«Dalla canna emanava un gusto di polvere da sparo che gli penetrò in gola. Quand’è che aveva sparato l’ultima volta? Pum! la testa del bambino seduto sul vassoio era volata in aria simile a un’anguria e ne era colata una materia cerebrale multicolore dallo strano profumo. Ricordava che qualcuno si era messo a leccare quella materia cerebrale, come un gatto ghiotto. Il suo senso di responsabilità riprese il sopravvento e nere nuvole di dubbio gli riempirono la testa. Si domandò chi potesse garantire che non fosse tutta una macchinazione: si trattava di una radice di loto modellata come il braccio di un bambino o di un braccio di bambino confezionato come una radice di loto con cinque occhielli?»

Il paese dell’alcol di Mo Yan

Il paese dell’alcol di Mo Yan: un racconto postmoderno, efferato ed allucinato, che mescolando realtà e finzione, menzogna e verità, narrativa e metanarrativa, denuncia la corruzione e l’edonismo nella Cina contemporanea attraverso un’articolata e caleidoscopica allegoria.

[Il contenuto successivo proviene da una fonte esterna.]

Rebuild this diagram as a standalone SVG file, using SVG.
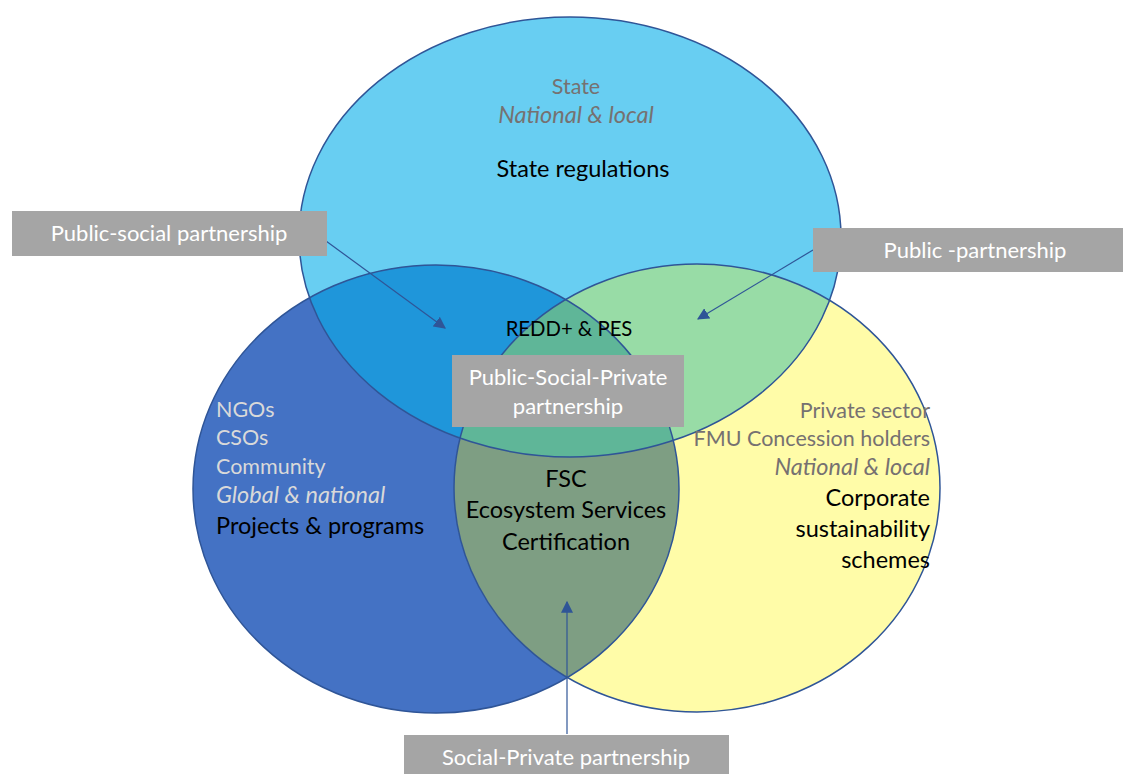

L’ispettore Ding Gou’er è sulle tracce di un orrendo traffico che consente ad alcuni selezionati ristoranti di offrire ai propri clienti un cibo prelibatissimo: la carne di neonato. Inviato a Jiuguo per verificare la fondatezza delle anonime accuse ricevute in Procura, Ding è costretto a continue libagioni nei banchetti ufficiali a cui è invitato dalle autorità locali, e, obnubilato dai fumi dell’alcol, non riesce mai a capire se quanto gli viene imbandito è veramente carne umana o una presentazione ad effetto frutto della manipolazione di altri ingredienti: le braccine che gli vengono offerte come leccornia si rivelano gambi di fiori di loto abilmente modellati dal coltello del cuoco. Nelle indagini trova antagonisti e compagni, non sempre fidati, e incontra una serie di incredibili personaggi, dalla seducente autista di camion al diabolico nano imprenditore, dal boss locale alla responsabile dell’Accademia di cucina che insegna a cucinare gli ornitorinchi, dal guardiano del Cimitero dei martiri rivoluzionari al venditore ambulante di ravioli, una fantasmagoria di personaggi che spesso sfumano nel fantastico e nel demoniaco. Nei dieci capitoli dedicati all’inchiesta, sono incastonati uno scambio epistolare tra l’autore e un aspirante giovane scrittore esperto di distillazione di alcolici, e un suo racconto breve con personaggi e vicende che rimandano o echeggiano la narrazione cornice: si viene cosí a creare un gioco di specchi tra realtà e finzione in cui Mo Yan finisce per ritrovarsi personaggio nel capitolo conclusivo che non offre né una soluzione dell’enigma né una catarsi, perché i protagonisti e i loro alter ego restano invischiati e presi in trappola, inseguendo le proprie ambizioni e i propri fantasmi e lasciandosi catturare dai meccanismi perversi del potere. Il Paese dell’alcol è forse il romanzo in cui Mo Yan dà la miglior prova di quel «realismo allucinato» che gli ha meritato il Premio Nobel. È un’invettiva contro la corruzione che pervade la società, coltivata dai funzionari al potere ma divenuta una necessità di sopravvivenza per ciascuno, in una Cina che vive uno sviluppo tumultuoso a caccia del successo e del guadagno ad ogni costo.